ПРИМЕЧАНИЕ АВТОРА
Австралийские читатели не могут не заметить определенного сходства между Бобом Маккорклом и Эрном Мэлли. Ранние стихи Маккоркла дословно воспроизводят «Помрачившуюся эклиптику» Мэлли, опубликованную в литературном журнале «Сердитые пингвины» в 1944 году.
Разумеется, поэзия и биография Мэлли представляет собой мистификацию, созданную двумя талантливыми антимодернистами – Гарольдом Стюартом и Джеймсом Маколеем. Эти консерваторы написали не только стихотворение, позаимствованное мной для Боба Маккоркла, но и замечательные письма, якобы принадлежавшие перу столь же мифической сестры Мэлли, которые также (со значительными сокращениями) использованы в этой книге.
Редактор «Сердитых пингвинов» Макс Харрис был не только унижен, но и подвергнут суду по тому же обвинению, которое предъявляется моему вымышленному Вайссу.
Я воспользовался протоколами этого нелепого процесса.

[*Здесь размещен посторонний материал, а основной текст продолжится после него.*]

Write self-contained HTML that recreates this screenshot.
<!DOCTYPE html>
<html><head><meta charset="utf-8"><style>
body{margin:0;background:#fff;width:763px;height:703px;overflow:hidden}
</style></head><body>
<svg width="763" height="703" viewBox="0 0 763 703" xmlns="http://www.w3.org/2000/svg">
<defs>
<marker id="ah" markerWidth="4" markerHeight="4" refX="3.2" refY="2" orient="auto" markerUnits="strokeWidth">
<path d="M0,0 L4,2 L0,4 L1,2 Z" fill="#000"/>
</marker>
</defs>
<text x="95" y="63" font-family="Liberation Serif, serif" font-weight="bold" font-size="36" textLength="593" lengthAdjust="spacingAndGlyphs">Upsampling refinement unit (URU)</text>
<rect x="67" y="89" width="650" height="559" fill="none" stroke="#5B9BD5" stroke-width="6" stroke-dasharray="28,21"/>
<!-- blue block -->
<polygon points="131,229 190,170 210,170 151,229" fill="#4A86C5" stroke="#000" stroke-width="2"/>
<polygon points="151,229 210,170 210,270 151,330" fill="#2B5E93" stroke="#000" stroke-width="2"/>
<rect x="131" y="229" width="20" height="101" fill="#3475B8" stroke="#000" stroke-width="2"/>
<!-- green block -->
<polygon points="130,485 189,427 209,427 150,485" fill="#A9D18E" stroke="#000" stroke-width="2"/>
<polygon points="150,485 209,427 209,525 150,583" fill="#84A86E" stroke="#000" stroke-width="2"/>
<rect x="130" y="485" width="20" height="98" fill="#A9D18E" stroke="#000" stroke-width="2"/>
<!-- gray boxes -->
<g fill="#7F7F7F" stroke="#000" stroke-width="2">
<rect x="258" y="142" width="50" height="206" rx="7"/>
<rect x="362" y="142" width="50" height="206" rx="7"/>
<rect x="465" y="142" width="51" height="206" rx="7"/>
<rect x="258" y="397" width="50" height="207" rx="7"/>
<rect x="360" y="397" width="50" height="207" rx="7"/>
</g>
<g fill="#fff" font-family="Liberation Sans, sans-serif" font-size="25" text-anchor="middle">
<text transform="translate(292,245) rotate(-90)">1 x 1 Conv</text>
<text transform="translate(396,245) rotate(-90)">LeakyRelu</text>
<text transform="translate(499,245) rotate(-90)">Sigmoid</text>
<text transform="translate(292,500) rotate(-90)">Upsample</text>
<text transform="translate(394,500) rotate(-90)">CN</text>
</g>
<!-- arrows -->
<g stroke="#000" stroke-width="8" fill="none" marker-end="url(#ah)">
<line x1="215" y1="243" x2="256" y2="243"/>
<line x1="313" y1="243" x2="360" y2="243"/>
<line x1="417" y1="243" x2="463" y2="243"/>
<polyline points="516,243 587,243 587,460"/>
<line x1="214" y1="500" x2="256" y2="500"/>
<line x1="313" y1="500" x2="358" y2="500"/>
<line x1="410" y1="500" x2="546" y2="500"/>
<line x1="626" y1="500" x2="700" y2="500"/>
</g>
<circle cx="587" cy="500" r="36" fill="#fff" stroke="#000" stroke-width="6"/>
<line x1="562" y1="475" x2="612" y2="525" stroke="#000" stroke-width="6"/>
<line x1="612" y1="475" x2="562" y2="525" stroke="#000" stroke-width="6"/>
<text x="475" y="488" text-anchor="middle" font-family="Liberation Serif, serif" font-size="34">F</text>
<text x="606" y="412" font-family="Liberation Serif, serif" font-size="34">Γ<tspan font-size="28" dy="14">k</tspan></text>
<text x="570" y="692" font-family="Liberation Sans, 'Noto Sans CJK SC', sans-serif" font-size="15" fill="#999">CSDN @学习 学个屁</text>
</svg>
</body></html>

«Я все еще верю в Эрна Мэлли, – писал Харрис годы спустя. – Верю не в каком-то заумном смысле, а в самом простом. Я знаю, что стал жертвой мистификации, что Эрн Мэлли был не реальной личностью, а личиной. Мне подсунули не только стихи мифического Эрна Мэлли, но и его жизнь и идеи, его любовь, болезнь и смерть… Большинство из вас, наверное, не задумывались над биографией Эрна Мэлли. Мистификация лопнула, и вместе с ней исчезла его жизнь. Маловероятно, чтобы посреди катаклизмов дознания и суда, битвы смысла с бессмыслицей вы закрыли глаза и представили себе такого человека, как мифический Эрн Мэлли… автомеханика, страдающего болезнью Грейвза, представили себе одинокую открытку с "Иннсбруком» Дюрера на стене его комнаты. Человека, знающего, что он обречен умереть молодым, брошенного в мир войны и смерти, видящего улицы, детей глазами мертвеца.
Ничего себе фантазия. Возможно, для вас – бессмысленная. Но я верил в Эрна Мэлли. Я искренне и наивно поверил в существование этого человека и жил в этой вере, пока газетные заголовки не обрушились на меня. Для меня Эрн Мэлли – воплощение истинной скорби и драмы нашего времени. В каждом городе где-то живет такой Эрн Мэлли… одиночка, вне литературных братии, отлученный от печатного станка, умирающий, отрезанный от человечества и все же не чуждый ему.
Я наделял Эрна Мэлли теплым и ярким блеском Франца Кафки, добавлял что-то от мучительного одиночества Рильке, от гневного фатализма Уилфреда Оуэна. И я верю, что он проходил не раз по мельбурнской Принсесс-стрит…
Я и сейчас закрываю глаза и вижу перед собой этого человека на улицах нашего города. Совсем молодого. Беззащитного, ибо он не имеет опыта жизни в этом мире. Человека извне».